> **GIVEN REQUEST**
Once the pictures are set aside, transcribe the remaining data exactly.
>> Start
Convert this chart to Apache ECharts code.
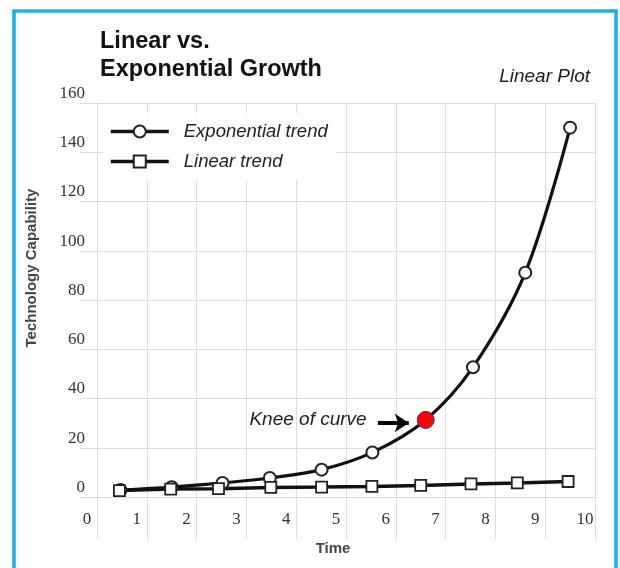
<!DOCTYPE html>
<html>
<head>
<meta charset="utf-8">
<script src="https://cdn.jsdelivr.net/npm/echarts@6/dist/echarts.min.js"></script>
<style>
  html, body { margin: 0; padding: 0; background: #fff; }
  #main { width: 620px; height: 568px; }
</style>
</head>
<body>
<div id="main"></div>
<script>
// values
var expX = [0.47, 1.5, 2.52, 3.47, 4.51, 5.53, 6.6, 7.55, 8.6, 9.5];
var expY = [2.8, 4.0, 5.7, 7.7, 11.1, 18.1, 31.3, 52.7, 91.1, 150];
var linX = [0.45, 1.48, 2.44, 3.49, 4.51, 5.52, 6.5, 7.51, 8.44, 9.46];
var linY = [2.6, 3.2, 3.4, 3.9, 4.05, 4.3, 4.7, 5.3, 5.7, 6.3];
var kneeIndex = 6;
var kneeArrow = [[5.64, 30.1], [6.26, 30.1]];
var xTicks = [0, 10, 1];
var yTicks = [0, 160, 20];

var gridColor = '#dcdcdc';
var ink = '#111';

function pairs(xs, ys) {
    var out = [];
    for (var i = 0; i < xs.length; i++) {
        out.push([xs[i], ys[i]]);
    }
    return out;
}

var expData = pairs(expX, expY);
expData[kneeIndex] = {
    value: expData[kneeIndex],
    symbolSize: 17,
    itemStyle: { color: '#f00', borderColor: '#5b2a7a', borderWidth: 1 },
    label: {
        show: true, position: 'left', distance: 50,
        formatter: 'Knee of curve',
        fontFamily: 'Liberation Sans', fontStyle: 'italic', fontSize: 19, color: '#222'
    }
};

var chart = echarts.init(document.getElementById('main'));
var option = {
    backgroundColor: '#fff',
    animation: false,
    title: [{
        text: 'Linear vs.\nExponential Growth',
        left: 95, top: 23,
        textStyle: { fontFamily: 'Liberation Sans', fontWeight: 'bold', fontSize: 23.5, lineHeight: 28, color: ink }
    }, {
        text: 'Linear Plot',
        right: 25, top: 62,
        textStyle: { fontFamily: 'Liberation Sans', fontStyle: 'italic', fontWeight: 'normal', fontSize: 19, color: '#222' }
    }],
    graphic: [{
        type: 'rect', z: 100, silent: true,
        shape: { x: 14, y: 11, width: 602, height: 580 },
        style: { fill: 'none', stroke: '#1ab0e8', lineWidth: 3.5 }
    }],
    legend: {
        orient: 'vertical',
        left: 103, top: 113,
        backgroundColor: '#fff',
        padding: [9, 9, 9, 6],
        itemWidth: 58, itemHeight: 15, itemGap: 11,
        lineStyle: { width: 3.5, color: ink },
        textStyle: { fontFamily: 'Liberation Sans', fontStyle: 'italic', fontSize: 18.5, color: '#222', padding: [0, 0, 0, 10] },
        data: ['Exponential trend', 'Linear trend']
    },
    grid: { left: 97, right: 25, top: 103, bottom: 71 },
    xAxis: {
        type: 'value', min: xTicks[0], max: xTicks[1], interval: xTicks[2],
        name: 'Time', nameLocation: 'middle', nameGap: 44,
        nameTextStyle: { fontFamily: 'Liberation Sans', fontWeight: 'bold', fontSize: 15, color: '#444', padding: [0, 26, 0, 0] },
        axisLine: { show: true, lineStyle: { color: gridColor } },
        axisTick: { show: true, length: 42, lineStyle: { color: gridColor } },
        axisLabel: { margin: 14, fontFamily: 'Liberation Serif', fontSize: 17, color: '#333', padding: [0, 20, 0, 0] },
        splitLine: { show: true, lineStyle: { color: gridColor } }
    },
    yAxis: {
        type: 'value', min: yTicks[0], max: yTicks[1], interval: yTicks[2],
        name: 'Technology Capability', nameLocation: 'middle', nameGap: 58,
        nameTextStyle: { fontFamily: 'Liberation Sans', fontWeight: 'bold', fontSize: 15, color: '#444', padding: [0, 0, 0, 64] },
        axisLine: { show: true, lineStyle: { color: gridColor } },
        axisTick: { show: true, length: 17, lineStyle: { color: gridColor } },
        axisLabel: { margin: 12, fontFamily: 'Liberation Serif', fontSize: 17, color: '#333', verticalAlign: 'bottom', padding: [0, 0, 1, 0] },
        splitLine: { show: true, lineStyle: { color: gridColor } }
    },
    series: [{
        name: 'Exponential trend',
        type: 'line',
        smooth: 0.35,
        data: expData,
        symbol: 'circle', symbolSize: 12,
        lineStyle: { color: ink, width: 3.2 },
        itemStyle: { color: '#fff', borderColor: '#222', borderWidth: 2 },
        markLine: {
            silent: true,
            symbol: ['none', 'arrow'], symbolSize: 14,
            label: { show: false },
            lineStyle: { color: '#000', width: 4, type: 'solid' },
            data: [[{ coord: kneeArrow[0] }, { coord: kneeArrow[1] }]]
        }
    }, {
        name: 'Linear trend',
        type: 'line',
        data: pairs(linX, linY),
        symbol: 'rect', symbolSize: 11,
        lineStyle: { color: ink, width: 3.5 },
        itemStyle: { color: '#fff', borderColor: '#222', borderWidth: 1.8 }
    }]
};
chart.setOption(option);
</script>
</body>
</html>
>> End
> **COMPLETE OUTPUT**
Convert this chart to Apache ECharts code.
<!DOCTYPE html>
<html>
<head>
<meta charset="utf-8">
<script src="https://cdn.jsdelivr.net/npm/echarts@6/dist/echarts.min.js"></script>
<style>
  html, body { margin: 0; padding: 0; background: #fff; }
  #main { width: 620px; height: 568px; }
</style>
</head>
<body>
<div id="main"></div>
<script>
// values
var expX = [0.47, 1.5, 2.52, 3.47, 4.51, 5.53, 6.6, 7.55, 8.6, 9.5];
var expY = [2.8, 4.0, 5.7, 7.7, 11.1, 18.1, 31.3, 52.7, 91.1, 150];
var linX = [0.45, 1.48, 2.44, 3.49, 4.51, 5.52, 6.5, 7.51, 8.44, 9.46];
var linY = [2.6, 3.2, 3.4, 3.9, 4.05, 4.3, 4.7, 5.3, 5.7, 6.3];
var kneeIndex = 6;
var kneeArrow = [[5.64, 30.1], [6.26, 30.1]];
var xTicks = [0, 10, 1];
var yTicks = [0, 160, 20];

var gridColor = '#dcdcdc';
var ink = '#111';

function pairs(xs, ys) {
    var out = [];
    for (var i = 0; i < xs.length; i++) {
        out.push([xs[i], ys[i]]);
    }
    return out;
}

var expData = pairs(expX, expY);
expData[kneeIndex] = {
    value: expData[kneeIndex],
    symbolSize: 17,
    itemStyle: { color: '#f00', borderColor: '#5b2a7a', borderWidth: 1 },
    label: {
        show: true, position: 'left', distance: 50,
        formatter: 'Knee of curve',
        fontFamily: 'Liberation Sans', fontStyle: 'italic', fontSize: 19, color: '#222'
    }
};

var chart = echarts.init(document.getElementById('main'));
var option = {
    backgroundColor: '#fff',
    animation: false,
    title: [{
        text: 'Linear vs.\nExponential Growth',
        left: 95, top: 23,
        textStyle: { fontFamily: 'Liberation Sans', fontWeight: 'bold', fontSize: 23.5, lineHeight: 28, color: ink }
    }, {
        text: 'Linear Plot',
        right: 25, top: 62,
        textStyle: { fontFamily: 'Liberation Sans', fontStyle: 'italic', fontWeight: 'normal', fontSize: 19, color: '#222' }
    }],
    graphic: [{
        type: 'rect', z: 100, silent: true,
        shape: { x: 14, y: 11, width: 602, height: 580 },
        style: { fill: 'none', stroke: '#1ab0e8', lineWidth: 3.5 }
    }],
    legend: {
        orient: 'vertical',
        left: 103, top: 113,
        backgroundColor: '#fff',
        padding: [9, 9, 9, 6],
        itemWidth: 58, itemHeight: 15, itemGap: 11,
        lineStyle: { width: 3.5, color: ink },
        textStyle: { fontFamily: 'Liberation Sans', fontStyle: 'italic', fontSize: 18.5, color: '#222', padding: [0, 0, 0, 10] },
        data: ['Exponential trend', 'Linear trend']
    },
    grid: { left: 97, right: 25, top: 103, bottom: 71 },
    xAxis: {
        type: 'value', min: xTicks[0], max: xTicks[1], interval: xTicks[2],
        name: 'Time', nameLocation: 'middle', nameGap: 44,
        nameTextStyle: { fontFamily: 'Liberation Sans', fontWeight: 'bold', fontSize: 15, color: '#444', padding: [0, 26, 0, 0] },
        axisLine: { show: true, lineStyle: { color: gridColor } },
        axisTick: { show: true, length: 42, lineStyle: { color: gridColor } },
        axisLabel: { margin: 14, fontFamily: 'Liberation Serif', fontSize: 17, color: '#333', padding: [0, 20, 0, 0] },
        splitLine: { show: true, lineStyle: { color: gridColor } }
    },
    yAxis: {
        type: 'value', min: yTicks[0], max: yTicks[1], interval: yTicks[2],
        name: 'Technology Capability', nameLocation: 'middle', nameGap: 58,
        nameTextStyle: { fontFamily: 'Liberation Sans', fontWeight: 'bold', fontSize: 15, color: '#444', padding: [0, 0, 0, 64] },
        axisLine: { show: true, lineStyle: { color: gridColor } },
        axisTick: { show: true, length: 17, lineStyle: { color: gridColor } },
        axisLabel: { margin: 12, fontFamily: 'Liberation Serif', fontSize: 17, color: '#333', verticalAlign: 'bottom', padding: [0, 0, 1, 0] },
        splitLine: { show: true, lineStyle: { color: gridColor } }
    },
    series: [{
        name: 'Exponential trend',
        type: 'line',
        smooth: 0.35,
        data: expData,
        symbol: 'circle', symbolSize: 12,
        lineStyle: { color: ink, width: 3.2 },
        itemStyle: { color: '#fff', borderColor: '#222', borderWidth: 2 },
        markLine: {
            silent: true,
            symbol: ['none', 'arrow'], symbolSize: 14,
            label: { show: false },
            lineStyle: { color: '#000', width: 4, type: 'solid' },
            data: [[{ coord: kneeArrow[0] }, { coord: kneeArrow[1] }]]
        }
    }, {
        name: 'Linear trend',
        type: 'line',
        data: pairs(linX, linY),
        symbol: 'rect', symbolSize: 11,
        lineStyle: { color: ink, width: 3.5 },
        itemStyle: { color: '#fff', borderColor: '#222', borderWidth: 1.8 }
    }]
};
chart.setOption(option);
</script>
</body>
</html>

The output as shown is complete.